A Woman Will Lead Naval War College For First Time In School’s 135-Year History

Posted by Bobby Allyn

Daniel Willoughby U.S. Navy

Rear Adm. Shoshana Chatfield sits at a mission crew work station in Guam. Chatfield has been named the next president of the Naval War College.

A woman has been appointed as president of the U.S. Naval War College for the first time in the institution’s 135-year history, the Navy announced on Friday.

Selecting Rear Adm. Shoshana Chatfield, a helicopter pilot who now heads a military command in Guam, as the college’s next leader was a “historic choice,” said Navy Secretary Richard Spencer.

Her appointment follows a scandal involved the former president of the Naval War College.

Just days ago, top Navy officials removed the previous president, Rear Adm. Jeffrey Harley, in the wake of an investigation into complaints over Harley’s behavior, including excessive spending and abusing his hiring authority. The Associated Press first reported on the probe into alleged inappropriate conduct, such as keeping a margarita machine in his office.

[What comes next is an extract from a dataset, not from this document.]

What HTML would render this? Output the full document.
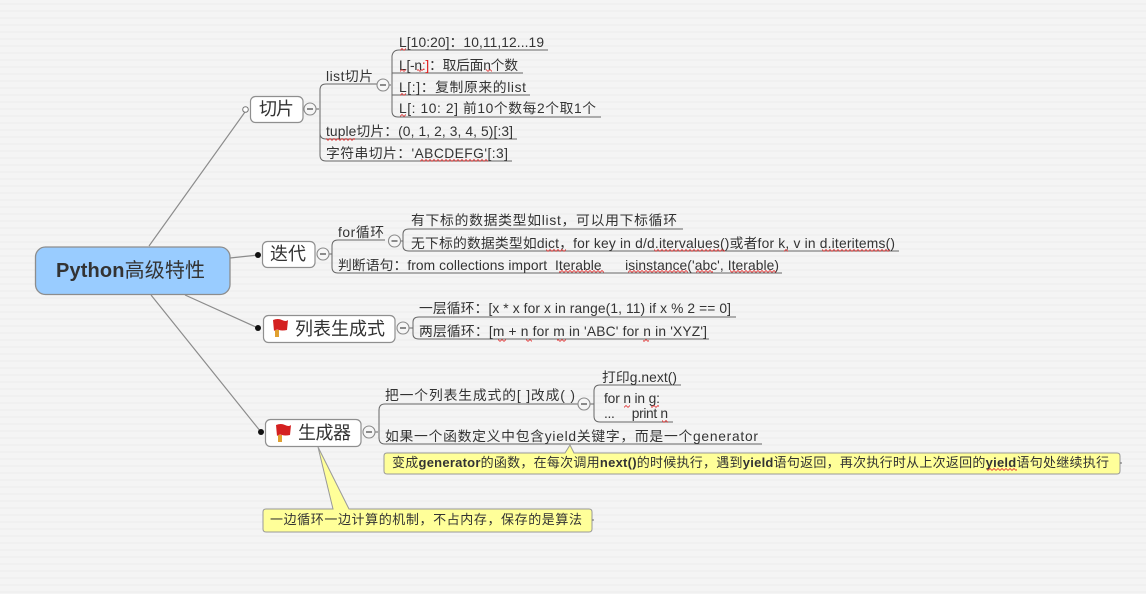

The official release about Chatfield made no mention of Harley’s removal. Top Navy officials told the AP that though the investigation into Harley has not been completed, officials “had enough information” to justify Harley’s departure this week.

Incoming president Chatfield, 53, is originally from Garden Grove, Calif., and she had been deployed to helicopter detachments in the Western Pacific and the Arabian Gulf before serving as a commander of a provincial reconstruction team Afghanistan in 2008, according to the Navy. Chatfield, who has a doctorate in education, has also taught political science as an assistant professor at the United States Air Force Academy.

Then a lieutenant, Chatfield told The Los Angeles Times in 1993 when restrictions on women flying in combat missions were lifted: “The goal of every Navy pilot should be to command a squadron at sea.”

More than two decades later, Chatfield will be at the helm of an institution with more than 50,000 graduates since its founding in 1884.

On her appointment, Spencer said: “She is the embodiment of the type of warrior-scholar we need now to lead this storied institution as it educates our next generation of leaders.”